--- Begin ---

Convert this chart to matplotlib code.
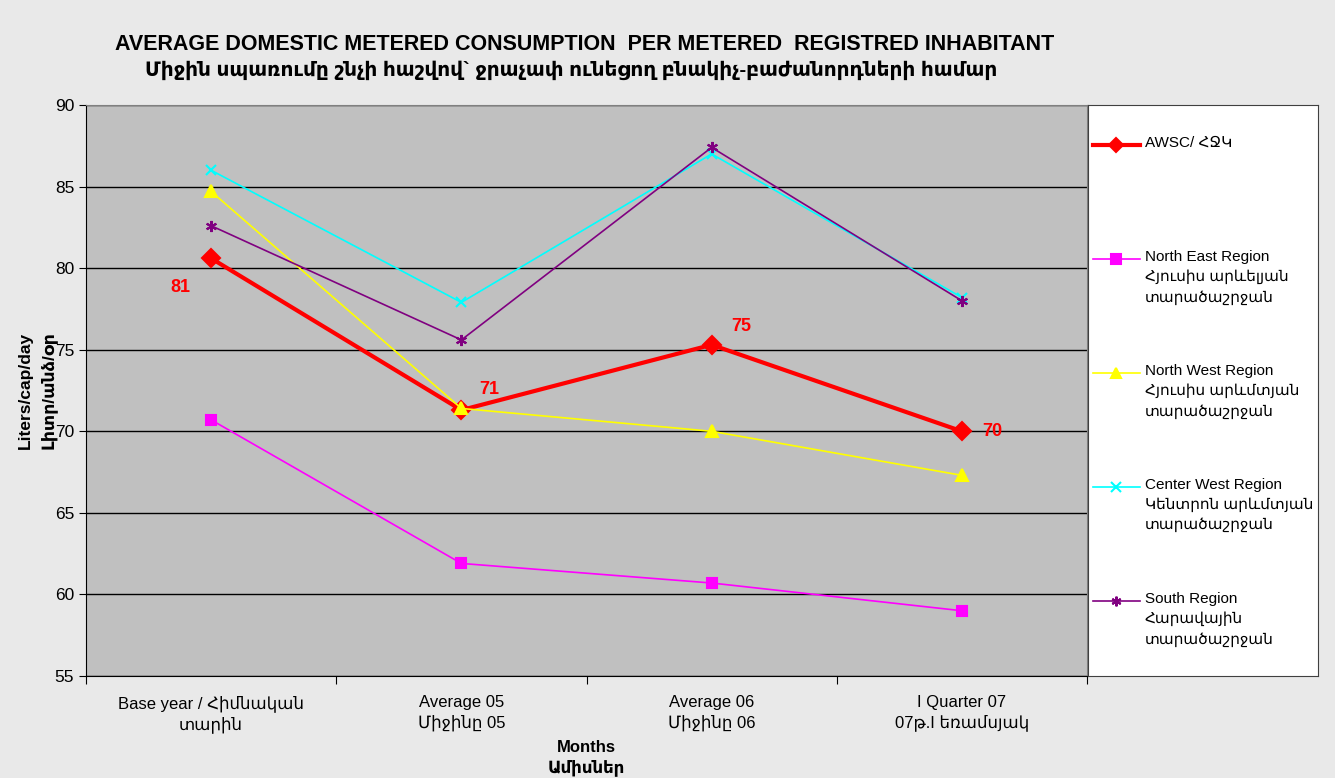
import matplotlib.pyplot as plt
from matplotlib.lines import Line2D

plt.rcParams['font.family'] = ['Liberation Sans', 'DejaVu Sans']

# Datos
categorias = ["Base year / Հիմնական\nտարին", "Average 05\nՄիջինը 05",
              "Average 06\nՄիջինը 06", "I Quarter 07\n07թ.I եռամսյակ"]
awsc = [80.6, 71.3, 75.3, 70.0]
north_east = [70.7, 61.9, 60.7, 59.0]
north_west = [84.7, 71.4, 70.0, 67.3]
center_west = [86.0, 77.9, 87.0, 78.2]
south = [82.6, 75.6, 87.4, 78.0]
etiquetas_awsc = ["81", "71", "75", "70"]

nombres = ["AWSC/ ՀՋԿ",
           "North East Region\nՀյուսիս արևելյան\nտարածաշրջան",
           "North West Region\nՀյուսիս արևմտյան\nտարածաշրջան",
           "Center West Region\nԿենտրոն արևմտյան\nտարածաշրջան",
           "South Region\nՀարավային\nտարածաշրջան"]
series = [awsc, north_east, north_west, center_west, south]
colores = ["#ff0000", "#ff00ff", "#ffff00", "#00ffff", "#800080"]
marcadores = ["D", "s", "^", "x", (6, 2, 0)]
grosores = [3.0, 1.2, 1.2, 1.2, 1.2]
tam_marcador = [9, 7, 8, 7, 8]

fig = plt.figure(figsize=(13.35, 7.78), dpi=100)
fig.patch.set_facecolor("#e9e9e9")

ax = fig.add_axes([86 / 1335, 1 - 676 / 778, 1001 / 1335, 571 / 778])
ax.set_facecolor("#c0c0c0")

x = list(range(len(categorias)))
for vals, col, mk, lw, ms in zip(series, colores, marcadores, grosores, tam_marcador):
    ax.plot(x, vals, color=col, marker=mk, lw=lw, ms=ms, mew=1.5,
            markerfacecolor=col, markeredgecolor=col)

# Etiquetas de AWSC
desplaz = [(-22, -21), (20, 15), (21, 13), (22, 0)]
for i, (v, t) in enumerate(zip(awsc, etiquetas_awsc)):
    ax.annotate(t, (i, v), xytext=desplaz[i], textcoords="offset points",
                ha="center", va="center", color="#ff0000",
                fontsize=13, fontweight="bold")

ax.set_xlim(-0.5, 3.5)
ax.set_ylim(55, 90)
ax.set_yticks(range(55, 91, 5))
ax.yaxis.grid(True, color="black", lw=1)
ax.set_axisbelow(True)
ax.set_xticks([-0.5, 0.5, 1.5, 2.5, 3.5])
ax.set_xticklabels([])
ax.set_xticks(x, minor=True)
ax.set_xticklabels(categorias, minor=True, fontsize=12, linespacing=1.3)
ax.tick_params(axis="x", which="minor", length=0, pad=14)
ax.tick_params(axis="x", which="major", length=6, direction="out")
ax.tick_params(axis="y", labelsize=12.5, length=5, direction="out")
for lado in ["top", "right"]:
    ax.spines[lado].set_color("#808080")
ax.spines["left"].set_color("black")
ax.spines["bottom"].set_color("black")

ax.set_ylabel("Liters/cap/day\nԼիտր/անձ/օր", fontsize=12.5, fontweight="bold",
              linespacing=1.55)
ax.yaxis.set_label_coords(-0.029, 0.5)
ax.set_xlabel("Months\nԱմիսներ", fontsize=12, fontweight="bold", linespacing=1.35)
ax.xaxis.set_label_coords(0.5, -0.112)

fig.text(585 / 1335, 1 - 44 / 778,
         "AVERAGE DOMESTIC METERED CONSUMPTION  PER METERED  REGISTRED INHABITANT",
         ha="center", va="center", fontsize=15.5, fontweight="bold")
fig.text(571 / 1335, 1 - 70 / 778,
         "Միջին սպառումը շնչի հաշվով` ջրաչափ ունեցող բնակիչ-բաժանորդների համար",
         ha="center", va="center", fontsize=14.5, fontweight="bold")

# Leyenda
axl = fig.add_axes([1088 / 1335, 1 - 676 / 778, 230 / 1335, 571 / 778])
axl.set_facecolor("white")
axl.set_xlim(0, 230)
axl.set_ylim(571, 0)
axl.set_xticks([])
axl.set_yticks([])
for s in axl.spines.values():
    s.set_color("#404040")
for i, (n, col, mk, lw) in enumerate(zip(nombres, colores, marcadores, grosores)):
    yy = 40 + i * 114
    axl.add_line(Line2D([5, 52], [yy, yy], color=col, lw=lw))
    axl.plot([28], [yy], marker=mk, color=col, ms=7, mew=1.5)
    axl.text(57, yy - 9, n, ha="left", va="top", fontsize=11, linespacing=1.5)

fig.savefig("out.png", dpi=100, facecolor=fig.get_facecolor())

--- End ---

_Work required_. Reproduce the full listing above verbatim, with no pictures included.

_Output for this task_.
Convert this chart to matplotlib code.
import matplotlib.pyplot as plt
from matplotlib.lines import Line2D

plt.rcParams['font.family'] = ['Liberation Sans', 'DejaVu Sans']

# Datos
categorias = ["Base year / Հիմնական\nտարին", "Average 05\nՄիջինը 05",
              "Average 06\nՄիջինը 06", "I Quarter 07\n07թ.I եռամսյակ"]
awsc = [80.6, 71.3, 75.3, 70.0]
north_east = [70.7, 61.9, 60.7, 59.0]
north_west = [84.7, 71.4, 70.0, 67.3]
center_west = [86.0, 77.9, 87.0, 78.2]
south = [82.6, 75.6, 87.4, 78.0]
etiquetas_awsc = ["81", "71", "75", "70"]

nombres = ["AWSC/ ՀՋԿ",
           "North East Region\nՀյուսիս արևելյան\nտարածաշրջան",
           "North West Region\nՀյուսիս արևմտյան\nտարածաշրջան",
           "Center West Region\nԿենտրոն արևմտյան\nտարածաշրջան",
           "South Region\nՀարավային\nտարածաշրջան"]
series = [awsc, north_east, north_west, center_west, south]
colores = ["#ff0000", "#ff00ff", "#ffff00", "#00ffff", "#800080"]
marcadores = ["D", "s", "^", "x", (6, 2, 0)]
grosores = [3.0, 1.2, 1.2, 1.2, 1.2]
tam_marcador = [9, 7, 8, 7, 8]

fig = plt.figure(figsize=(13.35, 7.78), dpi=100)
fig.patch.set_facecolor("#e9e9e9")

ax = fig.add_axes([86 / 1335, 1 - 676 / 778, 1001 / 1335, 571 / 778])
ax.set_facecolor("#c0c0c0")

x = list(range(len(categorias)))
for vals, col, mk, lw, ms in zip(series, colores, marcadores, grosores, tam_marcador):
    ax.plot(x, vals, color=col, marker=mk, lw=lw, ms=ms, mew=1.5,
            markerfacecolor=col, markeredgecolor=col)

# Etiquetas de AWSC
desplaz = [(-22, -21), (20, 15), (21, 13), (22, 0)]
for i, (v, t) in enumerate(zip(awsc, etiquetas_awsc)):
    ax.annotate(t, (i, v), xytext=desplaz[i], textcoords="offset points",
                ha="center", va="center", color="#ff0000",
                fontsize=13, fontweight="bold")

ax.set_xlim(-0.5, 3.5)
ax.set_ylim(55, 90)
ax.set_yticks(range(55, 91, 5))
ax.yaxis.grid(True, color="black", lw=1)
ax.set_axisbelow(True)
ax.set_xticks([-0.5, 0.5, 1.5, 2.5, 3.5])
ax.set_xticklabels([])
ax.set_xticks(x, minor=True)
ax.set_xticklabels(categorias, minor=True, fontsize=12, linespacing=1.3)
ax.tick_params(axis="x", which="minor", length=0, pad=14)
ax.tick_params(axis="x", which="major", length=6, direction="out")
ax.tick_params(axis="y", labelsize=12.5, length=5, direction="out")
for lado in ["top", "right"]:
    ax.spines[lado].set_color("#808080")
ax.spines["left"].set_color("black")
ax.spines["bottom"].set_color("black")

ax.set_ylabel("Liters/cap/day\nԼիտր/անձ/օր", fontsize=12.5, fontweight="bold",
              linespacing=1.55)
ax.yaxis.set_label_coords(-0.029, 0.5)
ax.set_xlabel("Months\nԱմիսներ", fontsize=12, fontweight="bold", linespacing=1.35)
ax.xaxis.set_label_coords(0.5, -0.112)

fig.text(585 / 1335, 1 - 44 / 778,
         "AVERAGE DOMESTIC METERED CONSUMPTION  PER METERED  REGISTRED INHABITANT",
         ha="center", va="center", fontsize=15.5, fontweight="bold")
fig.text(571 / 1335, 1 - 70 / 778,
         "Միջին սպառումը շնչի հաշվով` ջրաչափ ունեցող բնակիչ-բաժանորդների համար",
         ha="center", va="center", fontsize=14.5, fontweight="bold")

# Leyenda
axl = fig.add_axes([1088 / 1335, 1 - 676 / 778, 230 / 1335, 571 / 778])
axl.set_facecolor("white")
axl.set_xlim(0, 230)
axl.set_ylim(571, 0)
axl.set_xticks([])
axl.set_yticks([])
for s in axl.spines.values():
    s.set_color("#404040")
for i, (n, col, mk, lw) in enumerate(zip(nombres, colores, marcadores, grosores)):
    yy = 40 + i * 114
    axl.add_line(Line2D([5, 52], [yy, yy], color=col, lw=lw))
    axl.plot([28], [yy], marker=mk, color=col, ms=7, mew=1.5)
    axl.text(57, yy - 9, n, ha="left", va="top", fontsize=11, linespacing=1.5)

fig.savefig("out.png", dpi=100, facecolor=fig.get_facecolor())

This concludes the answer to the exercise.